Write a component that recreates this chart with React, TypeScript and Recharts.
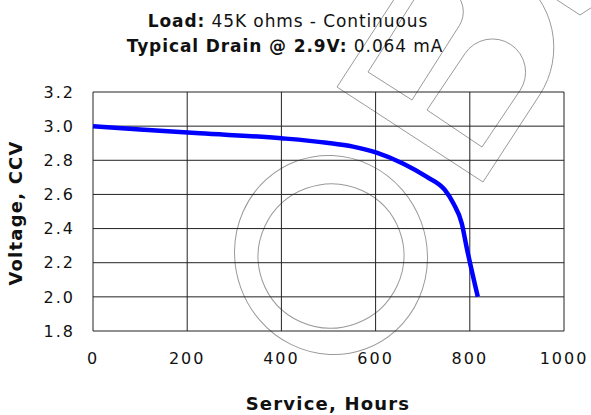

☆ ☆ ☆ ☆ ☆

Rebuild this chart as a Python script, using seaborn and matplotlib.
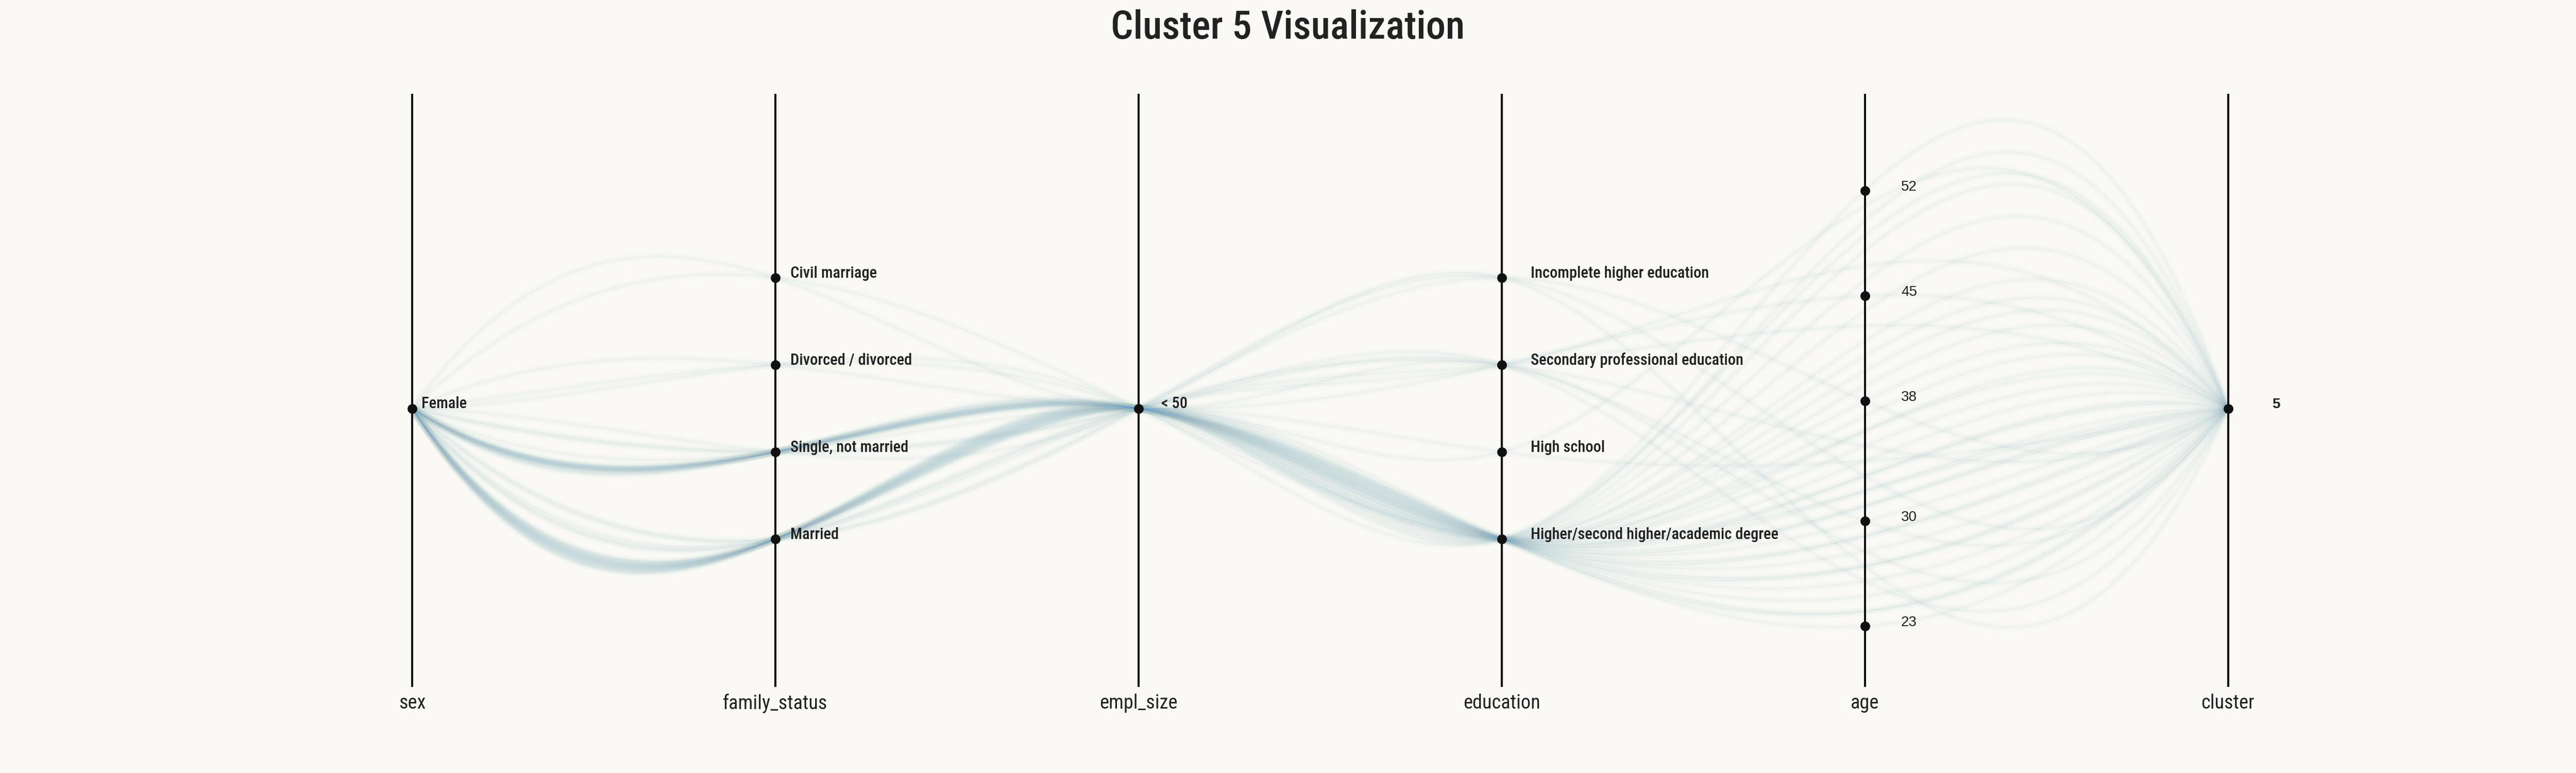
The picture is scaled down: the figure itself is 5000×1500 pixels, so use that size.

☆ ☆ ☆ ☆ ☆

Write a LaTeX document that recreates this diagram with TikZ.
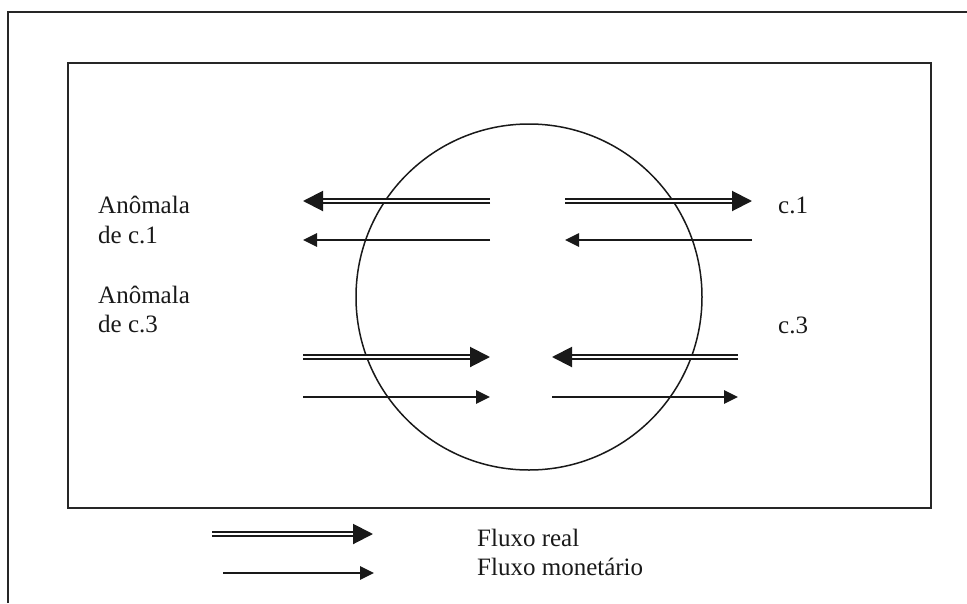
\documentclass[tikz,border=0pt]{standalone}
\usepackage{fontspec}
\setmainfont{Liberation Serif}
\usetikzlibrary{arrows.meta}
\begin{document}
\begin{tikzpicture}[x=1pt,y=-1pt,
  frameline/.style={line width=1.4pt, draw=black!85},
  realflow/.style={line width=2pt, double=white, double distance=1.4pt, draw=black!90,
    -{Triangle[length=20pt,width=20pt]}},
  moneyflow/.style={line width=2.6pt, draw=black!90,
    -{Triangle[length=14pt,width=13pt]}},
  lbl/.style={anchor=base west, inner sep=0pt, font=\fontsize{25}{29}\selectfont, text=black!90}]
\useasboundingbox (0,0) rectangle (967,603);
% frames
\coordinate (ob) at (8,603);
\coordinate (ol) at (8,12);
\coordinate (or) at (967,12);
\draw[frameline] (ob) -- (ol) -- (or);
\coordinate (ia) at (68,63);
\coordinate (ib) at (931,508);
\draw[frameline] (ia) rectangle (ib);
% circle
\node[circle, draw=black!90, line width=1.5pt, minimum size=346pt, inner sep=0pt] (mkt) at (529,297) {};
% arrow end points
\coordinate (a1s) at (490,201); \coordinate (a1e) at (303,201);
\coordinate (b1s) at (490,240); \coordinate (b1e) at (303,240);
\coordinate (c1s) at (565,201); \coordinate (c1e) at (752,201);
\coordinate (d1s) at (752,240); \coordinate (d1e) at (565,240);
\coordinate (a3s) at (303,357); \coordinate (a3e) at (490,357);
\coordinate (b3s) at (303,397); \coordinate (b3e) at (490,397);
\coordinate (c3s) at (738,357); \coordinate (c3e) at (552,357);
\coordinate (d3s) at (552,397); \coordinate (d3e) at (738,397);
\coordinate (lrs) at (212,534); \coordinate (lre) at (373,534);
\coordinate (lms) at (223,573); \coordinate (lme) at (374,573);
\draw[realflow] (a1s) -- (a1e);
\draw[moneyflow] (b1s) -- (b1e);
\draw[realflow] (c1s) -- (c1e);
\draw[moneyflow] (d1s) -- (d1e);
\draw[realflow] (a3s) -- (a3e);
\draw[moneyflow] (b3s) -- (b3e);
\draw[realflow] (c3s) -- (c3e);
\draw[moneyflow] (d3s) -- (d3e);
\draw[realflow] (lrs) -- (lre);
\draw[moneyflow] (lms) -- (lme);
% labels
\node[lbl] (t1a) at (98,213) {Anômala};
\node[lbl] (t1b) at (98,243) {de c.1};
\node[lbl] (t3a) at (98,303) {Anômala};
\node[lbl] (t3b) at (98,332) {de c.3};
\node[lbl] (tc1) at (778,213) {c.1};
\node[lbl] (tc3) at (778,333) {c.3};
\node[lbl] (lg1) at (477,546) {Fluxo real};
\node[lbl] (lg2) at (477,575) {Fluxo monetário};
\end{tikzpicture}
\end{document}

☆ ☆ ☆ ☆ ☆

*What to do*: Omit all pictures, then copy the lines between the ones holding "Rebuild this chart" and "The picture is", inclusive.

*Answer to the task*:
Rebuild this chart as a Python script, using seaborn and matplotlib.
The picture is scaled down: the figure itself is 5000×1500 pixels, so use that size.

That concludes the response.